■ **Task goal**
Count how many lines include "matplotlib" and answer with that number only.

++++++++++++++++++++

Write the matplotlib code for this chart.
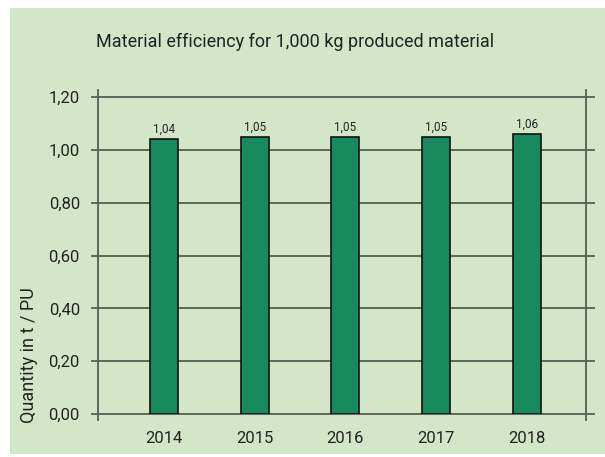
import matplotlib.pyplot as plt
from matplotlib.patches import Rectangle

# data
years = ['2014', '2015', '2016', '2017', '2018']
values = [1.04, 1.05, 1.05, 1.05, 1.06]
yticks = [0.0, 0.2, 0.4, 0.6, 0.8, 1.0, 1.2]

bg = '#d4e6c8'
bar_color = '#178a5e'
line_color = '#525e52'
text_color = '#222222'

plt.rcParams['font.family'] = ['Roboto', 'DejaVu Sans']

fig = plt.figure(figsize=(6.05, 4.57), dpi=100)
fig.patch.set_facecolor('white')
# green panel behind everything
fig.patches.append(Rectangle((10/605, 1-454/457), 1, (454-8)/457,
                             transform=fig.transFigure, facecolor=bg,
                             edgecolor='none', zorder=-10))

ax = fig.add_axes([98/605, 1-414/457, 488/605, 317/457])
ax.set_facecolor('none')

x = range(len(years))
ax.bar(x, values, width=0.31, color=bar_color, edgecolor='#111111',
       linewidth=1.2, zorder=3)
for xi, v in zip(x, values):
    ax.text(xi, v + 0.012, f'{v:.2f}'.replace('.', ','), ha='center',
            va='bottom', fontsize=8.5, color=text_color)

ax.set_xlim(-0.725, 4.65)
ax.set_ylim(0, 1.2)

for s in ax.spines.values():
    s.set_visible(False)

# horizontal grid lines, sticking out a little on both sides
for yv in yticks:
    ax.plot([-0.013, 1.016], [yv / 1.2, yv / 1.2], transform=ax.transAxes,
            color=line_color, lw=1.3, clip_on=False, zorder=2)
# left and right vertical lines
for xv in [0, 1]:
    ax.plot([xv, xv], [-0.019, 1.022], transform=ax.transAxes,
            color=line_color, lw=1.3, clip_on=False, zorder=2)

ax.set_yticks(yticks)
ax.set_yticklabels([f'{t:.2f}'.replace('.', ',') for t in yticks],
                   fontsize=12, color=text_color)
ax.set_xticks(list(x))
ax.set_xticklabels(years, fontsize=12, color=text_color)
ax.tick_params(axis='both', length=0)
ax.tick_params(axis='y', pad=13)
ax.tick_params(axis='x', pad=12)

fig.text(295/605, 1-42/457, 'Material efficiency for 1,000 kg produced material',
         ha='center', va='center', fontsize=13, color=text_color)
fig.text(29/605, 1-355/457, 'Quantity in t / PU', rotation=90,
         ha='center', va='center', fontsize=13, color=text_color)

fig.savefig('out.png', dpi=100)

++++++++++++++++++++

■ **Exercise output**
3